I'm working with an assembler-like API (it's not really an assembler, but it can emit machine code) that I am debugging and toying with. It's specifically for System V x86_64 ABI, so I'm only going to be talking about SysV calling conventions and such.

For some reason, when I emit some contrived code like this, for testing purposes

builder.emit_sub(rsp, 1);
builder.emit_movq_vr(reinterpret_cast<uint64_t>(&hello_world), rax);
builder.emit_call(rax);
builder.emit_add(rsp, 1);
builder.emit_ret();

a segmentation fault occurs at the call (when it is run, not when being assembled), and yet

builder.emit_movq_vr(reinterpret_cast<uint64_t>(&hello_world), rax);
builder.emit_jmp(rax);

succeeds just fine. The point of failure seems to be at the call instruction, but I don't know what is bugging out the pseudo-assembler. It might be emitting the wrong opcode operands or something, but I'm not sure. The raw emitted machine code looks something like this for the buggy code, alongside the opcode that it is supposed to represent, as printed by some simple debug statements

sub    48 81 EC 01 00 00 00
movqvr 48 B8 63 80 AA 01 01 00 00 00
call   FF D0
add    48 81 C4 01 00 00 00
ret    C3

Remark: movqvr is not a real instruction [mnemonic]; the vr at the end is just a debug annotation to me saying it's a "move imm64 to reg" kind of instruction.

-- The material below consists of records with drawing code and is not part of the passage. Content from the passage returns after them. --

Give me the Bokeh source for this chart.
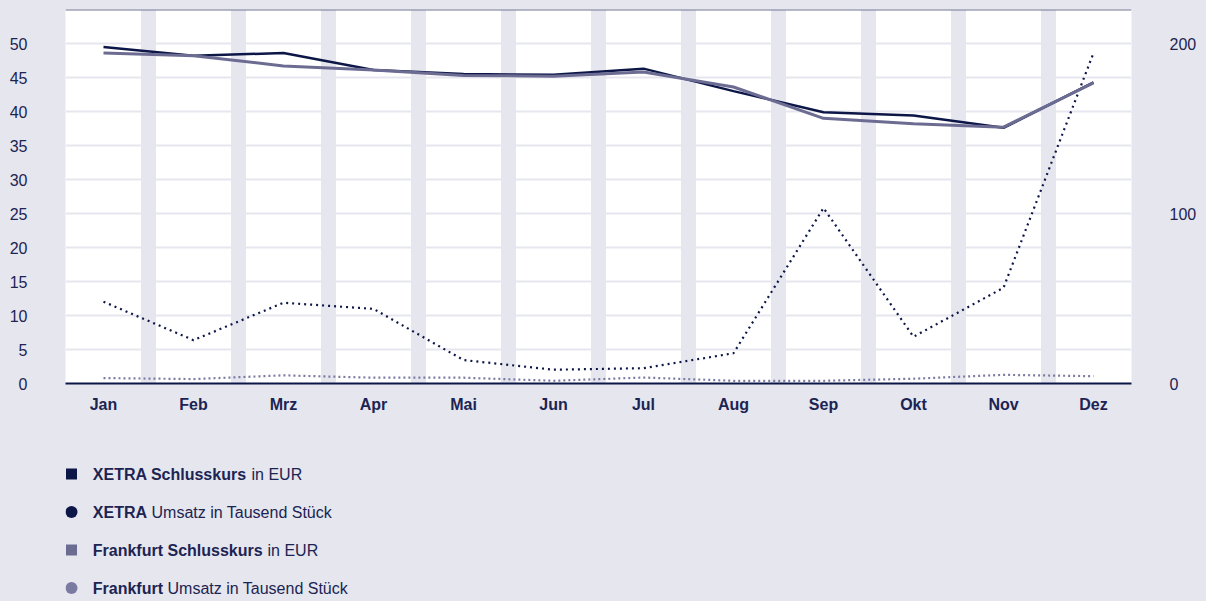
from bokeh.plotting import figure
from bokeh.models import Range1d, LinearAxis, FixedTicker, Span
from bokeh.layouts import column
from bokeh.core.properties import value
from bokeh.embed import file_html
from bokeh.resources import INLINE

# ---------------- data ----------------
months = ["Jan", "Feb", "Mrz", "Apr", "Mai", "Jun", "Jul", "Aug", "Sep", "Okt", "Nov", "Dez"]
xetra_kurs = [49.5, 48.2, 48.6, 46.1, 45.5, 45.4, 46.3, 43.0, 39.9, 39.4, 37.6, 44.3]
frankfurt_kurs = [48.6, 48.2, 46.7, 46.1, 45.3, 45.2, 45.8, 43.6, 39.0, 38.2, 37.7, 44.2]
xetra_umsatz = [48.1, 25.5, 47.5, 43.9, 13.8, 8.1, 9.0, 17.8, 103.2, 27.5, 56.3, 194.4]
frankfurt_umsatz = [3.2, 2.6, 4.8, 3.4, 3.4, 1.6, 3.5, 1.6, 1.6, 2.8, 5.1, 4.3]
left_ticks = [0, 5, 10, 15, 20, 25, 30, 35, 40, 45, 50]
right_ticks = [0, 100, 200]
legend_bold = ["XETRA Schlusskurs", "XETRA", "Frankfurt Schlusskurs", "Frankfurt"]
legend_regular = ["in EUR", "Umsatz in Tausend Stück", "in EUR", "Umsatz in Tausend Stück"]
legend_marker = ["square", "circle", "square", "circle"]

# ---------------- style ----------------
BG = "#e6e6ef"
NAVY = "#0d1747"
TXT = "#1b2452"
FRANK = "#6c6c93"
FRANK_LIGHT = "#7b7ba1"
FONT = "Liberation Sans"
W = 1206
FRAME_L, FRAME_R = 65, 1131

x = list(range(len(months)))

p = figure(width=W, height=428, output_backend="svg", toolbar_location=None, tools="",
           x_range=Range1d(-0.4222, 11.4222), y_range=Range1d(0, 55),
           min_border_left=FRAME_L, min_border_right=W - FRAME_R, min_border_top=9, min_border_bottom=45)
p.extra_y_ranges = {"r": Range1d(0, 220)}
p.background_fill_color = "white"
p.border_fill_color = BG
p.outline_line_color = None

# vertical bands between months
band_w = 15 / 90.0
p.quad(left=[i + 0.5 - band_w / 2 for i in range(11)],
       right=[i + 0.5 + band_w / 2 for i in range(11)],
       bottom=0, top=55, fill_color=BG, line_color=None)

# grid
p.xgrid.grid_line_color = None
p.ygrid.ticker = FixedTicker(ticks=left_ticks)
p.ygrid.grid_line_color = BG
p.ygrid.grid_line_width = 2

# lines
p.line(x, xetra_umsatz, y_range_name="r", line_color=NAVY, line_width=2.2, line_dash="2 4")
p.line(x, frankfurt_umsatz, y_range_name="r", line_color=FRANK_LIGHT, line_width=2.2, line_dash="2 3")
p.line(x, xetra_kurs, line_color=NAVY, line_width=2.5)
p.line(x, frankfurt_kurs, line_color=FRANK, line_width=3)

p.add_layout(Span(location=55, dimension="width", line_color="#6e7591", line_width=2))

# axes
xa = p.xaxis[0]
xa.ticker = FixedTicker(ticks=x)
xa.major_label_overrides = {i: m for i, m in enumerate(months)}
xa.axis_line_color = NAVY
xa.axis_line_width = 2
xa.major_tick_line_color = None
xa.minor_tick_line_color = None
xa.major_tick_out = 0
xa.major_label_standoff = 12
xa.major_label_text_font = FONT
xa.major_label_text_font_style = "bold"
xa.major_label_text_font_size = "16px"
xa.major_label_text_color = TXT

ya = p.yaxis[0]
ya.ticker = FixedTicker(ticks=left_ticks)
ya.axis_line_color = None
ya.major_tick_line_color = None
ya.minor_tick_line_color = None
ya.major_tick_out = 0
ya.major_label_standoff = 38
ya.major_label_text_font = FONT
ya.major_label_text_font_size = "16px"
ya.major_label_text_color = TXT

ra = LinearAxis(y_range_name="r", ticker=FixedTicker(ticks=right_ticks))
ra.axis_line_color = None
ra.major_tick_line_color = None
ra.minor_tick_line_color = None
ra.major_tick_out = 0
ra.major_label_standoff = 38
ra.major_label_text_font = FONT
ra.major_label_text_font_size = "16px"
ra.major_label_text_color = TXT
p.add_layout(ra, "right")

# ---------------- legend figure ----------------
# the column aligns this figure's frame with the chart frame, so its x range is in page pixels
LH = 172
lg = figure(width=W, height=LH, output_backend="svg", toolbar_location=None, tools="",
            x_range=Range1d(FRAME_L, FRAME_R), y_range=Range1d(LH, 0),
            x_axis_location=None, y_axis_location=None,
            min_border=0, min_border_left=FRAME_L, min_border_right=W - FRAME_R,
            min_border_top=0, min_border_bottom=0)
lg.grid.visible = False
lg.outline_line_color = None
lg.background_fill_color = BG
lg.border_fill_color = BG

row_y = [45.5, 83.5, 121.5, 159.5]
marker_colors = [NAVY, NAVY, FRANK, FRANK_LIGHT]
reg_x = [251, 151, 267, 167]

lg.scatter([71] * 4, row_y, marker=legend_marker, size=[11, 12, 11, 12],
           fill_color=marker_colors, line_color=None)
lg.text([92.3] * 4, row_y, text=legend_bold, text_font=value(FONT), text_font_style="bold",
        text_font_size="16px", text_color=TXT, text_baseline="middle", text_align="left")
lg.text(reg_x, row_y, text=legend_regular, text_font=value(FONT),
        text_font_size="16px", text_color=TXT, text_baseline="middle", text_align="left")

layout = column(p, lg, spacing=0)
html = file_html(layout, INLINE)
html = html.replace("</head>", "<style>html, body { background: %s; }</style></head>" % BG, 1)
open("out.html", "w").write(html)
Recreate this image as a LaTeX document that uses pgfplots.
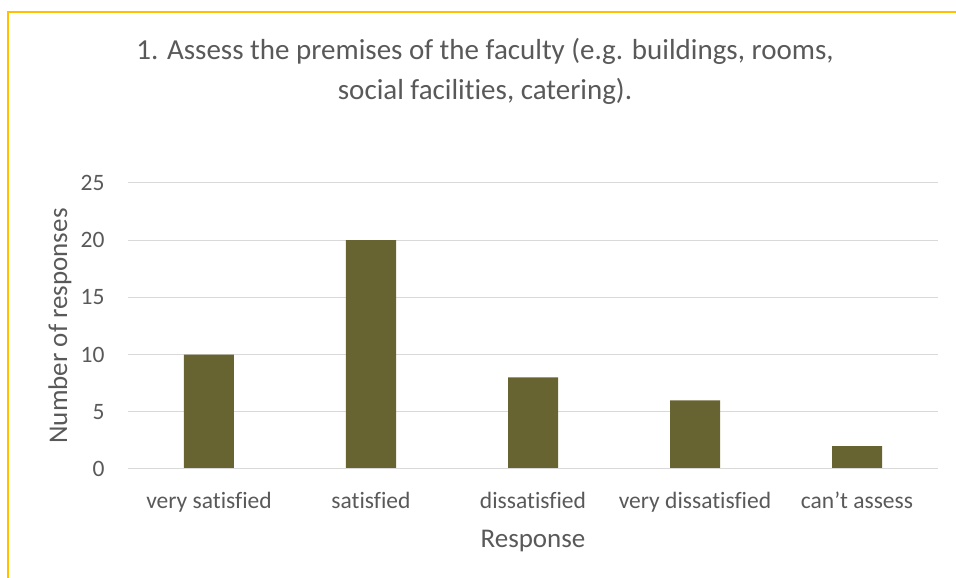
\documentclass[border=0pt]{standalone}
\usepackage{fontspec}
\setmainfont{Carlito}[RawFeature=-liga]
\usepackage{pgfplots}
\pgfplotsset{compat=1.18}
\definecolor{barolive}{HTML}{676432}
\definecolor{txtgray}{HTML}{595959}
\definecolor{gridgray}{HTML}{D9D9D9}
\definecolor{framegold}{HTML}{FFC000}
\begin{document}
\begin{tikzpicture}[x=1pt,y=1pt]
\path[use as bounding box] (-128,-109) rectangle (828,469);
\draw[framegold, line width=1.6pt] (-120,-109) -- (-120,457) -- (828,457);
\begin{axis}[
  scale only axis, width=810pt, height=286pt,
  at={(0,0)}, anchor=south west,
  ybar, bar width=50pt,
  xmin=-0.5, xmax=4.5, ymin=0, ymax=25,
  xtick=data,
  xticklabels={very satisfied,satisfied,dissatisfied,very dissatisfied,can’t assess},
  ytick={0,5,10,15,20,25},
  axis line style={draw=none},
  major tick length=0pt,
  ymajorgrids, grid style={gridgray, line width=1pt},
  tick label style={font=\fontsize{23.5}{28}\selectfont, text=txtgray},
  /pgf/number format/assume math mode=true,
  yticklabel style={xshift=-20pt},
  xticklabel style={yshift=-19pt, text height=17pt, text depth=5pt},
  ylabel={Number of responses},
  xlabel={Response},
  label style={font=\fontsize{27}{32}\selectfont, text=txtgray},
  ylabel style={at={(axis description cs:-0.084,0.5)}, anchor=center},
  xlabel style={at={(axis description cs:0.5,-0.2517)}, anchor=center},
]
\addplot[fill=barolive, draw=none] coordinates {(0,10) (1,20) (2,8) (3,6) (4,2)};
\draw[gridgray, line width=1pt] (axis cs:-0.5,0) -- (axis cs:4.5,0);
\end{axis}
\node[text=txtgray, font=\fontsize{29}{40}\selectfont, align=center] at (357,398)
  {1. Assess the premises of the faculty (e.g. buildings, rooms,\\social facilities, catering).};
\end{tikzpicture}
\end{document}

Remark: The sub and add are to align the stack on a 16-byte boundary, which I believe is a necessity in this ABI. They could've been better written as a push rax and a pop rax (or pop rcx if rax is needed for a return value), but ignore that, unless it is this that is messing up the call (e.g. if rsp is not being modified correctly).

Solution

Yes, in the System V ABI, the stack is aligned to a 16-byte boundary before every call instruction. Thus, on function entry it takes another 8 bytes (not 1) to reach the next 16-byte boundary. Remember that in C, pointer differences are scaled by sizeof(type), but in asm they aren't.

And yes, push rax / pop rcx would be a good choice, and is what clang / LLVM does if it doesn't already need to push an odd number of call-preserved registers or reserve any extra stack space. If you do need to reserve any stack space for locals, use an offset that will leave rsp 16-byte aligned.

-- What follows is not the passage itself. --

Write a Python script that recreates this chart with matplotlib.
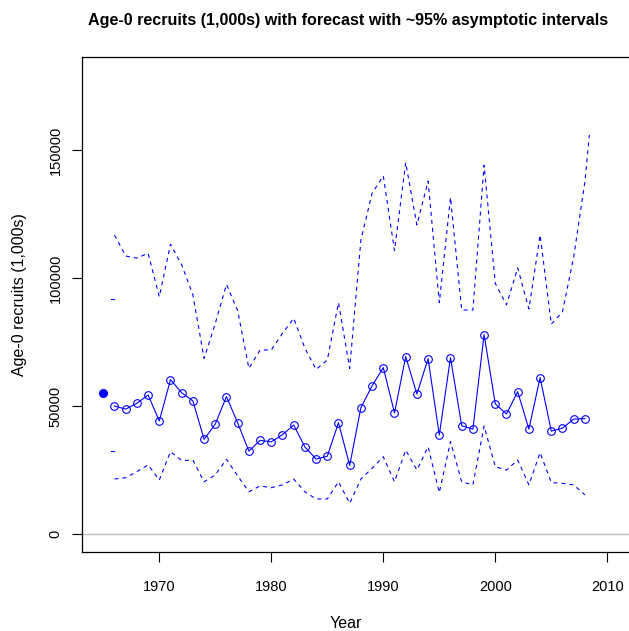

BTW, you could save code size by using the sub r/m64, imm8 encoding when the immediate fits in a sign-extended 8-bit value (i.e. if ((int8_t)imm == imm)). Also, if you ever need to add / subtract +128, note that -128 fits in an imm8, so you can add rsp, -128 (e.g. after an odd number of push instructions).

If you know the address where your code will run from, you should use the call rel32 encoding, rather than a register-indirect call. But you're right that jumping to an arbitrary 64-bit address requires this mov r64, imm64 sequence, not a direct call.

Did you use a debugger to find out where hello_world crashed? Maybe if it calls printf (rather than puts), it forgot to zero al (with xor eax,eax) to indicate no FP args in XMM registers, so maybe printf used some 16-byte SSE alignement-required stores to the stack?

Having RSP not even qword-aligned is very bad, but I wouldn't expect it to have crashed anything that would crash with it 8-byte aligned (but not 16).